Aline Bouvy
L'insolente
Transgression, humour… et sexualité débridée. Au MACS, Aline Bouvy envoie valser le bon goût et les conventions lors d’une maraude joyeusement borderline. À travers Cruising Bye, la plasticienne belge imagine un parcours sous forme de cabaret déjanté, du genre politiquement incorrect. Où l’on croisera des policiers très coquins, des sorcières sous belladone ou des chiens errants un poil libidineux. Âmes sensibles…

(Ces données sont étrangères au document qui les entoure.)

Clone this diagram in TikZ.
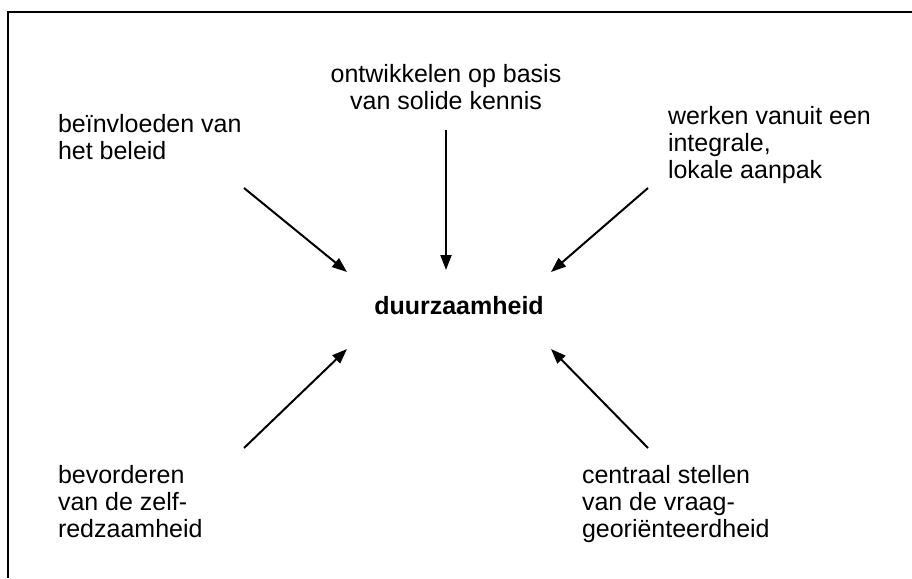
\documentclass[tikz,border=0pt]{standalone}
\usepackage{fontspec}
\setmainfont{Liberation Sans}
\usetikzlibrary{arrows.meta}

\begin{document}
\begin{tikzpicture}[x=1pt,y=-1pt,inner sep=0pt,outer sep=0pt,
tekst/.style={align=left,anchor=north west,font=\fontsize{25}{27}\selectfont},
pijl/.style={line width=2pt,-{Triangle[length=15pt,width=11pt]}}]

\useasboundingbox (0,0) rectangle (912,578);
\draw[line width=2.5pt] (8,578) -- (8,12) -- (912,12);

\node[font=\fontsize{25}{27}\selectfont\bfseries,anchor=base] (kern) at (459,314) {duurzaamheid};

\node[tekst,align=center,anchor=north] (boven) at (446,64) {ontwikkelen op basis\\van solide kennis};
\node[tekst] (linksboven) at (58,114) {beïnvloeden van\\het beleid};
\node[tekst] (rechtsboven) at (668,106) {werken vanuit een\\integrale,\\lokale aanpak};
\node[tekst] (linksonder) at (58,465) {bevorderen\\van de zelf-\\redzaamheid};
\node[tekst] (rechtsonder) at (582,465) {centraal stellen\\van de vraag-\\georiënteerdheid};

\coordinate (a1) at (446,130);  \coordinate (b1) at (446,270);
\coordinate (a2) at (244,188);  \coordinate (b2) at (347,272);
\coordinate (a3) at (648,188);  \coordinate (b3) at (551,272);
\coordinate (a4) at (244,448);  \coordinate (b4) at (347,349);
\coordinate (a5) at (648,448);  \coordinate (b5) at (551,349);

\draw[pijl] (a1) -- (b1);
\draw[pijl] (a2) -- (b2);
\draw[pijl] (a3) -- (b3);
\draw[pijl] (a4) -- (b4);
\draw[pijl] (a5) -- (b5);
\end{tikzpicture}
\end{document}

Adeptes des discours policés et des ambiances “bon chic bon genre”, passez votre chemin. Si vous aimez être bousculés par contre, alors vous êtes au bon endroit. « La démarche d’Aline Bouvy flirte avec le mauvais goût, la crudité, confirme Denis Gielen, le directeur du MACS. Elle s’intéresse aux tabous moraux, donc ce qui a trait au sexe, au corps et à ses fluides, travaillant avec des matériaux parfois dépréciés ». Sa propre urine, par exemple, avec laquelle elle lie ses plâtres, ou qu’elle représente en jets avec des grands néons jaunes façon “golden shower” – on vous expliquera plus tard. Cette position un brin trash n’a rien d’innocent. À l’ère de la fluidité des genres, il s’agit de rudoyer la bien-pensance, l’hétéronormativité et le patriarcat. En somme, de contester toute forme d’entrave au désir, dans une ode décomplexée à la liberté.
Dure à queer
Lors de cette «parade sauvage », on admire par exemple des sculptures de policiers androgynes dénudés sous leurs képis et gilets pare-balles, dans des postures érotisées convoquant l’imagerie queer, voire SM. « Elle dépouille ces corps de leur uniforme autoritaire, mais c’est réalisé habilement, avec humour, un sens certain du grotesque et de la parodie », commente Denis Gielen. Pendant ce temps-là, au sol, de petites voitures automatiques traquent les visiteurs trop pudibonds, comme une maraude qui aurait dégénéré. « Finalement, l’exposition est une sorte d’opéra-comique, un cabaret déjanté. Aline Bouvy n’est pas une donneuse de leçon ni une activiste. Elle est avant tout insolente ». Et ne s’interdit rien, renversant par exemple des urinoirs publics, par essence dévolus aux hommes, pour leur donner l’aspect de vulves, ici accrochées au mur comme autant d’éléments architecturaux – non, Marcel Duchamp n’est pas loin… Après avoir croisé quelques canidés se léchant les parties intimes sans pudeur (ni laisse), on aperçoit de gigantesques pieds posés sur le sol, à flanc de mur, tandis qu’un gros piercing traverse la brique, métamorphosant le musée lui-même en corps vibrant.